It appears that the South Korean government has taken an extremely hard stance against those who boost levels in video games.
A new law passed in the South Korean National Assembly has effectively criminalized game boosting to the point where perpetrators will receive heavy fines and possible jail time if caught.
Players found guilty can be charged with a two-year suspended player sentence and fine up to 20 million won, which comes out to approximately $18,000.
This new measure comes as part of an amendment to the Game Industry Promotion Act, which was originally passed in June 2017.
This will now allow law enforcement to crack down on those who boost others’ game accounts for a fee, as well any companies or service providers that advertise boosting services online.
Assemblyman Lee on the amendment’s passing: “Most popular games suffer from boosting problems.
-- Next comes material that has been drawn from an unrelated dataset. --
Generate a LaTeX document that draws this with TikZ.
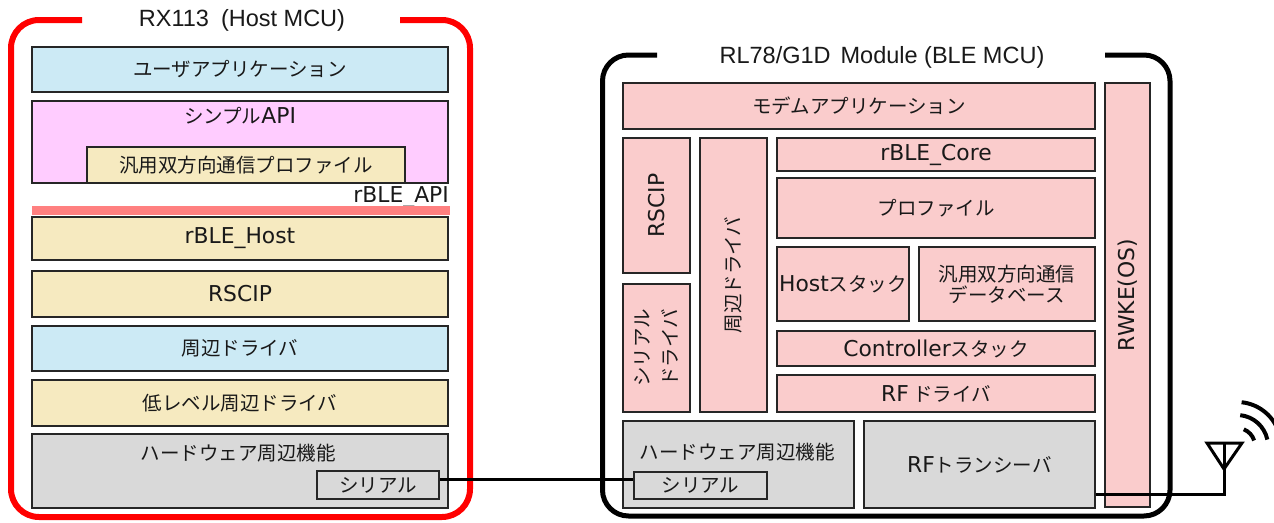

Boosters not only inflict damage on the game company but also ruin the ecosystem of esports, but the problem wasn’t an easy one to fix.”
— Ana's Tal Mask (@gatamchun) December 7, 2018
For those who are unfamiliar with the term, boosting refers to the act of unfairly or illegitimately inflating a lower ranked player’s in-game level or rating.
Boosting can be done on one’s own account, but is also often provided as a service for a fee, which involves an experienced booster accessing and inflating a customer’s account.
The reason why boosting has become a huge issue is because many established games, such as League of Legends and Overwatch, use in-game skill rating to rank players, with the highest ranked players able to reach professional status.
With both LoL and Overwatch esports offering lucrative opportunities, hundreds of millions of players from around the world aspire to reach the top ranks, which can lead to some succumbing to the temptation of inflating their account.
This not only damages the integrity of ranking systems, and thus throwing off the competitive ecosystem of esports, it can also come at a cost to a lot of the players who are trying to go about things fairly.
Boosting is not solely reserved to lower ranked players trying to quickly climb the charts; there have been professional players in the past who have been found red-handed in trying to boost their accounts, including several in the Overwatch League.
Philadelphia Fusion’s Kim ‘Sado’ Su-min was suspended 30 games after being caught boosting, while Dallas Fuel player Son ‘OGE’ Min-seok was similarly punished but for only four games.
Overwatch developers Blizzard continue to ban thousands of users every month, but the practice seems to persist and continue to thrive.